Saya bertalksoul. Perjalanan untuk menuju Gusti itu, sebenarnya diterangi cahaya. Light will guide you home, seperti kata Coldplay di fix you. Cahaya itu intensitasnya beragam. Mulai dari redup di awal perjalanan, hingga sangat terang di pintu depan menuju-Nya. Namun rasa sudah berada di depan pintunya itu seringnya membuat tergelincir, merasa apa yang dilihat oleh mata dan apa yang didengar oleh telinganya, adalah kebenaran. Padahal, tak semuanya begitu. Ada rahasia di balik rahasia. Ada sisi batin, dibalik sisi lahir. Pun masih ada ruh, dari jiwa yang selama ini disangkakan sebagai kedalaman. Jangan mudah percaya apa yang dilihat mata, dan jangan mudah meyakini apa yang didengar telinga. Gunakan juga mata batin dan pendengaran jiwa. 




Saat berada di depan, hanya ada kongliong, tak ada pintunya. Yang nampak di depan mata, adalah sebuah arca yang begitu cantik, yang diapit oleh dua buah arca lainnya, dan di bagian bawah ada lagi satu arca. Mengetahui saya bingung, beliau menjawab tanpa ditanya. "Yang di tengah, itu Dewi Laut. Yang di kiri Budha Sakyamuni, yang di kanan .... (maaf saya lupa), dan yang di bawah Dewi Laut, itu Dewa Bumi." Saya cuma manggut-manggut. "Dewi Laut di kepercayaan Tionghoa ini, kalau di jawa, disebut Ratu Pantai Selatan," lanjut beliau. "Oo iya pak. Beda nama tapi sama maknanya ya," celetuk saya. "Lha iya, kan begitu ya. Namanya beda-beda, tapi maknanya sama. Jalannya beda-beda tapi tujuannya sama. Kan kelenteng ini juga menghadap ke selatan." Ucapan itu sontak membuat saya terkejut. "Lho menghadap ke selatan ya pak? Kebiasaan saya kalau di tempat baru, suka lupa arah mata angin." Beliau tersenyum, "Kan bisa melihat arah mataharinya." Saya tertawa pelan, "Mataharinya tertutup awan pak." Beliau ikutan tersenyum, "Ya gunakan mata batin."  

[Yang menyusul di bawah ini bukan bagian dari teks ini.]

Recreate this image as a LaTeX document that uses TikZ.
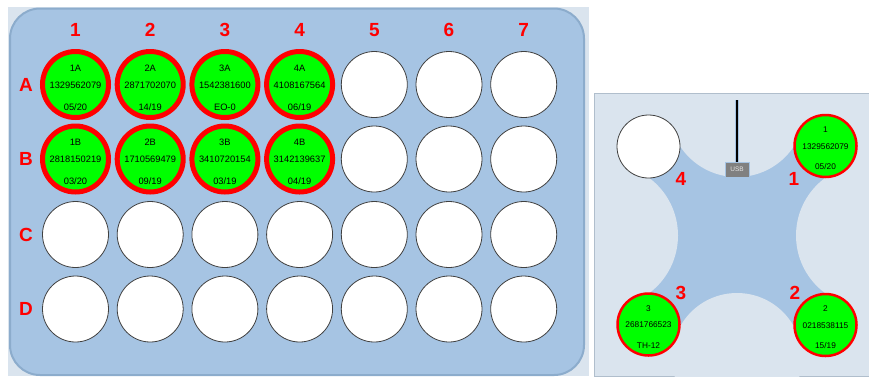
\documentclass[tikz,border=0pt]{standalone}
\usepackage{fontspec}
\setmainfont{Liberation Sans}
\definecolor{plate}{RGB}{166,196,227}
\definecolor{plateedge}{RGB}{140,172,204}
\definecolor{lightbg}{RGB}{218,228,238}
\definecolor{paneledge}{RGB}{176,190,204}
\definecolor{wellgreen}{RGB}{0,255,0}
\definecolor{wellred}{RGB}{255,0,0}
\definecolor{usbgray}{RGB}{128,128,128}
\tikzset{
  emptywell/.style={circle, draw=black!75, line width=0.8pt, fill=white, minimum size=66pt, inner sep=0pt},
  fullwell/.style={circle, draw=wellred, line width=5pt, fill=wellgreen, minimum size=66pt, inner sep=0pt},
  smallempty/.style={circle, draw=black!75, line width=0.8pt, fill=white, minimum size=63pt, inner sep=0pt},
  smallfull/.style={circle, draw=wellred, line width=2.5pt, fill=wellgreen, minimum size=62pt, inner sep=0pt},
  welltext/.style={inner sep=0pt, font=\fontsize{9.3}{9.5}\selectfont},
  swelltext/.style={inner sep=0pt, font=\fontsize{8.3}{8.5}\selectfont},
  lbl/.style={inner sep=0pt, text=wellred, font=\bfseries\fontsize{19}{19}\selectfont},
}
\newcommand{\fullw}[6]{%
  \node[fullwell] (#1) at (#2,#3) {};
  \node[welltext] (#1id) at ([yshift=16.5pt]#1.center) {#4};
  \node[welltext] (#1num) at ([yshift=-0.5pt]#1.center) {#5};
  \node[welltext] (#1date) at ([yshift=-22.5pt]#1.center) {#6};
}
\newcommand{\smallw}[6]{%
  \node[smallfull] (#1) at (#2,#3) {};
  \node[swelltext] (#1id) at ([yshift=16pt]#1.center) {#4};
  \node[swelltext] (#1num) at ([yshift=-0.5pt]#1.center) {#5};
  \node[swelltext] (#1date) at ([yshift=-21pt]#1.center) {#6};
}
\begin{document}
\begin{tikzpicture}[x=1pt,y=-1pt]
\useasboundingbox (0,0) rectangle (869,376);
% left plate
\fill[lightbg] (8,7) rectangle (589,376);
\draw[plateedge, fill=plate, line width=2pt, rounded corners=30pt] (10,8.5) rectangle (584,375);
% column labels
\foreach \c in {1,...,7} {
  \node[lbl] (col\c) at ({75.5+74.7*(\c-1)},30) {\c};
}
% row labels
\node[lbl] (rowA) at (26,84.5) {A};
\node[lbl] (rowB) at (26,159) {B};
\node[lbl] (rowC) at (26,234.5) {C};
\node[lbl] (rowD) at (26,309) {D};
% filled wells
\fullw{wA1}{75.5}{84.5}{1A}{1329562079}{05/20}
\fullw{wA2}{150.2}{84.5}{2A}{2871702070}{14/19}
\fullw{wA3}{224.9}{84.5}{3A}{1542381600}{EO-0}
\fullw{wA4}{299.6}{84.5}{4A}{4108167564}{06/19}
\fullw{wB1}{75.5}{159}{1B}{2818150219}{03/20}
\fullw{wB2}{150.2}{159}{2B}{1710569479}{09/19}
\fullw{wB3}{224.9}{159}{3B}{3410720154}{03/19}
\fullw{wB4}{299.6}{159}{4B}{3142139637}{04/19}
% empty wells rows A,B
\foreach \c in {5,6,7} {
  \node[emptywell] (wA\c) at ({75.5+74.7*(\c-1)},84.5) {};
  \node[emptywell] (wB\c) at ({75.5+74.7*(\c-1)},159) {};
}
% empty wells rows C,D
\foreach \c in {1,...,7} {
  \node[emptywell] (wC\c) at ({75.5+74.7*(\c-1)},234.5) {};
  \node[emptywell] (wD\c) at ({75.5+74.7*(\c-1)},309) {};
}
% right panel
\draw[paneledge, fill=lightbg, line width=1pt] (594.5,93.5) rectangle (869,376);
\begin{scope}
  \clip (595,94) rectangle (869,376);
  \fill[plate] (648.5,146) rectangle (825.5,325);
  \fill[lightbg] (737,109) circle (68);
  \fill[lightbg] (737,358) circle (65);
  \fill[lightbg] (606,235.5) circle (72);
  \fill[lightbg] (867.5,235.5) circle (71.5);
\end{scope}
% usb
\coordinate (usbtop) at (737,100);
\node[draw=plate, fill=usbgray, line width=1pt, minimum width=24pt, minimum height=15pt, inner sep=0pt,
      text=black!10, font=\fontsize{6.5}{6.5}\selectfont] (usb) at (737,169.5) {USB};
\draw[plate, line width=4pt] (usbtop) -- (usb.north);
\draw[black, line width=2pt] (usbtop) -- (usb.north);
% right wells
\node[smallempty] (p4) at (648.5,146.5) {};
\smallw{p1}{825.5}{146}{1}{1329562079}{05/20}
\smallw{p3}{648.5}{324.5}{3}{2681766523}{TH-12}
\smallw{p2}{825.5}{325}{2}{0218538115}{15/19}
% position labels
\node[lbl] (l4) at (681,179) {4};
\node[lbl] (l1) at (794,179) {1};
\node[lbl] (l3) at (681,293) {3};
\node[lbl] (l2) at (795,293) {2};
\end{tikzpicture}
\end{document}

"Yang di paling depan itu perlambang Tuhan," ucap beliau tiba-tiba. "Yang mana pak?" Telunjuknya menunjuk ke satu arah. Mata ini mengikutinya. "Tuhan yang sudah tak bersimbol. Kalau Dewa masih bersimbol, ada bentuk arcanya. Kalau Tuhan, gak ada." Saya terdiam, merenungkan ucapannya. Lalu kami meneruskan obrolan terkait pemahaman agama. Walau agama kami berbeda, dengan ritual yang tentu saja berbeda, namun kami sama-sama memahami tentang makna dibalik nama yang berbeda. Obrolan yang menarik. Saya mendapatkan teman ngobrol yang seru dan seimbang. "Penglihatan matanya dijaga ya, juga pendengarannya. Jangan hanya melihat yang terlihat dan mendengar ya terdengar saja ya," pesannya ketika saya menyudahi melihat isi kelenteng, untuk kemudian beranjak ke sisi depan. 

Yang beliau maksudkan itu, berada di sisi bagian depan. Sendirian dalam bangunan berbentuk segi delapan, yang terpisah dengan bangunan kelenteng. Mungkin segi delapan yang dimaksudkan ini menggambarkan tentang 8 arah mata angin. Di bagian bawahnya, terdapat arca naga yang berlatarkan laut. Sedangkan di sisi kanan dan kirinya, ada 2 buah bangunan menara segi delapan yang setiap sisi bangunannya diisi beragam dewa. Sementara di depannya lagi, ada 12 arca hewan yang melambangkan shio dalam budaya Tionghoa. Yaitu tikus, kerbao, macan, kelinci, naga, ular, kuda, kambing, monyet, ayam, anjing, dan babi. 
Saya sungguh menikmatinya. Menikmati kedamaian tiada tara. Kelenteng yang mendamaikan, berlatar pemandangan laut yang indah. Debur ombak dan semilir angin yang melenakan dan semakin membuat diri merasakan belaian semesta. 
Semoga semua mahluk penghuni semesta senantiasa berbahagia, dan hidup dalam keseimbangan serta keselarasan.